これらの学びを次のスプリント計画に活かしました。タスク分割の基準をチームで明確にし、技術調査が必要なタスクは別に見積もり、早めに着手するようにしました。プランニングポーカーでは、意見が分かれた際に「このタスクのどの部分が難しそうか?」「過去に似たようなタスクはあったか?」といった具体的な質問をするように工夫しました。

結果として、徐々に見積もり精度が向上し、ベロシティが安定してきました。スプリント計画の達成率も高まり、チームとして「これくらいの期間でこれくらいのことができる」という予測可能性を持つことができるようになりました。これにより、ステークホルダーに対しても、過去の実績データ(ベロシティ)を根拠にした具体的な情報を提供できるようになり、信頼関係の構築にも繋がりました。

まとめ

アジャイル開発における見積もりと計画は、ウォーターフォール開発とは異なる考え方に基づいています。完璧な予測ではなく、変化に対応し、プロダクトイノベーションを加速させるための「適応的な羅針盤」としての役割を果たします。

効果的な見積もりには、時間ではなく相対的なサイズ(ストーリーポイントなど)を用い、チーム全体で取り組むことが重要です。プランニングポーカーなどのプラクティスを活用することで、チームの共通認識を深め、見積もり精度を高めることができます。

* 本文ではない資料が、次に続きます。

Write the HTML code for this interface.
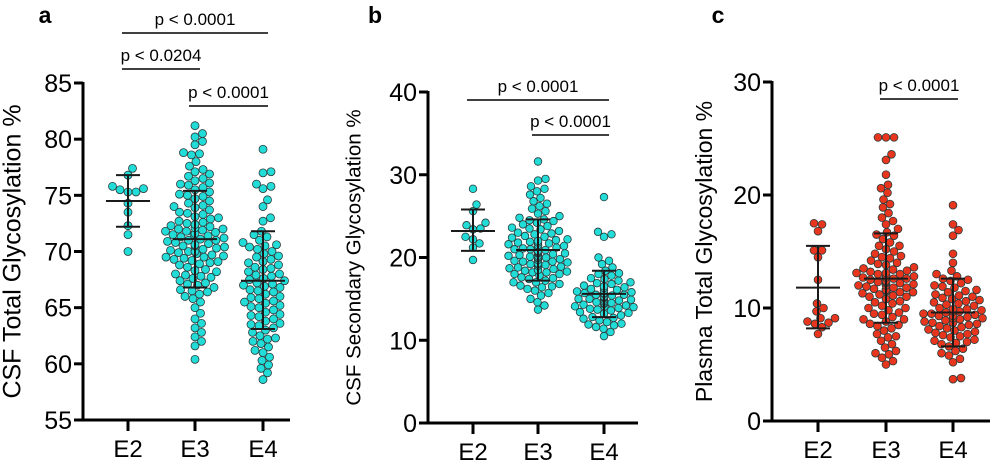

計画は、短期的なスプリント計画から長期的なロードマップまで、様々な時間軸で継続的に調整されます。ベロシティは、チームの能力を測り、計画の精度を向上させるための有用な指標です。

もし、見積もりや計画に関して課題に直面しても、それはアジャイル開発では当然起こりうるプロセスです。重要なのは、チームでその課題に向き合い、ふりかえりを通じて原因を分析し、継続的に改善していく姿勢を持つことです。

この記事で触れた具体的な手法や考え方が、あなたがアジャイル開発における見積もりと計画に対する理解を深め、実践への次の一歩を踏み出すための一助となれば幸いです。まずはチームで話し合い、スモールスタートで試してみて、あなたたちのチームに合った方法を見つけていってください。